Even in that short time, Alshbool observed harmful activity that increased the risk of thrombosis, or clotting, in the mice’s blood vessels. This could in turn increases the risk of clots traveling to the mice heart or brain, where they can cause stroke or heart attacks.
“We found that the platelets were hyperactive,” says Alshbool, Assistant Professor of Pharmacy and a member of Border Biomedical Research Center (BBRC) at The University of Texas at El Paso.
In 2015, Alshbool and her husband, chair of pharmaceutical sciences Dr. Fadi Khasawneh, were also among the first group of researchers to demonstrate that third-hand smoke from traditional cigarettes could cause blood clots.
Third-hand smoke is the chemical residue left on surfaces where smoking has occurred, such as floors, furniture and clothes. It is particularly harmful for children who inhale or ingest the residue as they crawl on carpets or play on furniture.
It is too soon to say whether third-hand e-cigarette emissions pose a health risk, says Alshbool, but it is also far too soon to say that they don’t.

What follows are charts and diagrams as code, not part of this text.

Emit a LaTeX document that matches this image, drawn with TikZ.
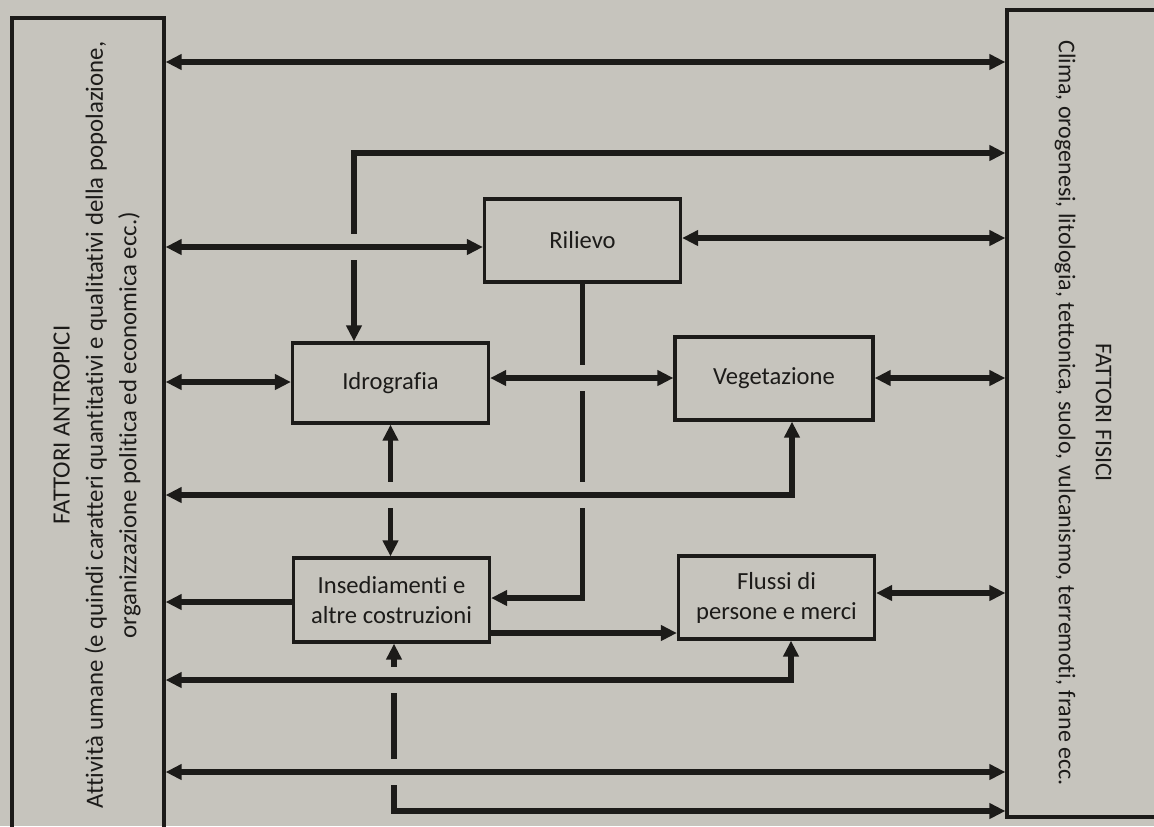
\documentclass[tikz,border=0pt]{standalone}
\usepackage{fontspec}
\setmainfont{Carlito}[Ligatures=NoCommon]
\usetikzlibrary{arrows.meta,fit}
\definecolor{bg}{RGB}{198,196,189}
\definecolor{ink}{RGB}{28,27,25}
\tikzset{
  >={Triangle[length=8pt,width=7.5pt]},
  box/.style={draw=ink, line width=1.6pt, fill=bg, inner sep=0pt, align=center,
    text=ink, font=\fontsize{12.3}{15}\selectfont, minimum width=98pt, minimum height=41.5pt},
  frame/.style={draw=ink, line width=1.6pt, inner sep=0pt},
  conn/.style={draw=ink, line width=2.6pt},
  hop/.style={preaction={draw=bg, line width=13pt, -, shorten <=8pt, shorten >=8pt}},
  bigtext/.style={align=center, text=ink, inner sep=0pt}
}
\begin{document}
\begin{tikzpicture}[x=0.5pt, y=-0.5pt]
\useasboundingbox (0,0) rectangle (1154,826);
\fill[bg] (0,0) rectangle (1154,826);
\clip (0,0) rectangle (1154,826);

% big frames
\node[frame, fit={(12,18) (164,830)}] (antr) {};
\node[frame, fit={(1007,10) (1190,817)}] (fis) {};
\node[bigtext, rotate=90, font=\fontsize{12.4}{16.7}\selectfont] (antrtxt) at (97,425)
  {FATTORI ANTROPICI\\Attività umane (e quindi caratteri quantitativi e qualitativi della popolazione,\\organizzazione politica ed economica ecc.)};
\node[bigtext, rotate=-90, font=\fontsize{12}{18.5}\selectfont] (fistxt) at (1083,413)
  {FATTORI FISICI\\Clima, orogenesi, litologia, tettonica, suolo, vulcanismo, terremoti, frane ecc.};

% inner boxes
\node[box] (ril) at (582.5,240.5) {Rilievo};
\node[box, minimum height=40pt] (idr) at (390.5,383) {Idrografia};
\node[box, minimum width=99pt] (veg) at (774,378.5) {Vegetazione};
\node[box, minimum height=42pt] (ins) at (391.5,600) {Insediamenti e\\altre costruzioni};
\node[box] (flu) at (776.5,597.5) {Flussi di\\persone e merci};

% connectors that get interrupted
\draw[conn,<->] (idr.north -| 354,0) |- (fis.west |- 0,153);
\draw[conn,->] (ril.south) |- (ins.east |- 0,598);
\draw[conn,<->] (idr.south) -- (idr.south |- ins.north);
\draw[conn,<->] (ins.south -| 394,0) |- (fis.west |- 0,811);

% connectors crossing over
\draw[conn,<->] (antr.east |- 0,62) -- (fis.west |- 0,62);
\draw[conn,<->,hop] (antr.east |- 0,247) -- (ril.west |- 0,247);
\draw[conn,<->,hop] (idr.east |- 0,378) -- (veg.west |- 0,378);
\draw[conn,<->,hop] (antr.east |- 0,495) -| (veg.south -| 792,0);
\draw[conn,<->,hop] (antr.east |- 0,680) -| (flu.south -| 791,0);
\draw[conn,<->,hop] (antr.east |- 0,772) -- (fis.west |- 0,772);

% other connectors
\draw[conn,<->] (ril.east |- 0,238) -- (fis.west |- 0,238);
\draw[conn,<->] (antr.east |- 0,382) -- (idr.west |- 0,382);
\draw[conn,<->] (veg.east |- 0,378) -- (fis.west |- 0,378);
\draw[conn,->] (ins.west |- 0,602) -- (antr.east |- 0,602);
\draw[conn,->] (ins.east |- 0,633) -- (flu.west |- 0,633);
\draw[conn,<->] (flu.east |- 0,593) -- (fis.west |- 0,593);
\end{tikzpicture}
\end{document}
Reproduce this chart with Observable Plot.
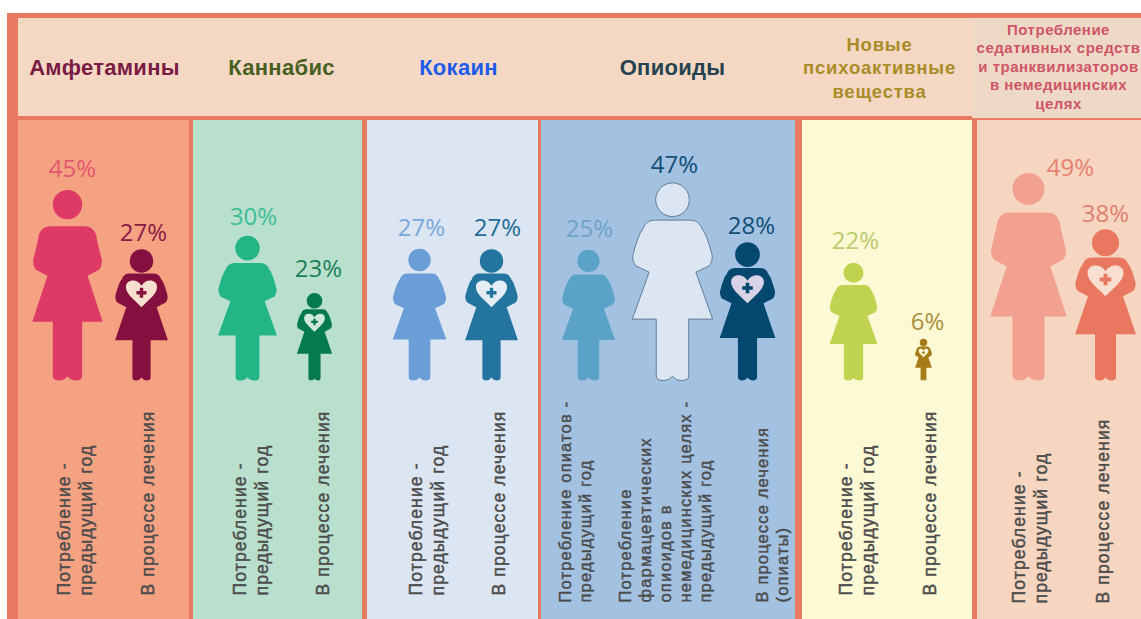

“They do not have the tar of traditional cigarettes,” she says, “but there is a significant overlap between the toxicant profile of traditional and e-cigarettes. They are not emission-free, as many believe them to be.”
Because there are so many devices and flavors on the market—more than 400 brands of devices and some 8,000 flavors—it’s impossible to develop a universal profile of the ingredients or their effects. At least some solutions and emissions, however, contain heavy metals like nickel, tin and lead. Almost all of the vapors contain nicotine and propylene glycol, and the flavoring agents are widely variable in their composition.
“Bystanders can also breathe in what the e-cigarette user exhales,” says Alshbool. “So second-hand vaping could be an issue.”
The research on humans is still in the preliminary stages, and Alshbool is cautious about extrapolating from her mice studies. What’s needed, she says, are more studies, including research on second- and third-hand vaping and dual users of both tobacco products and e-cigarettes.
“From a pharmaceutical perspective, the effect of dual use could be additive or synergistic,” she says. “We can’t draw a conclusion at this stage. We need more studies. The bottom line, however, is that it is not harmless.”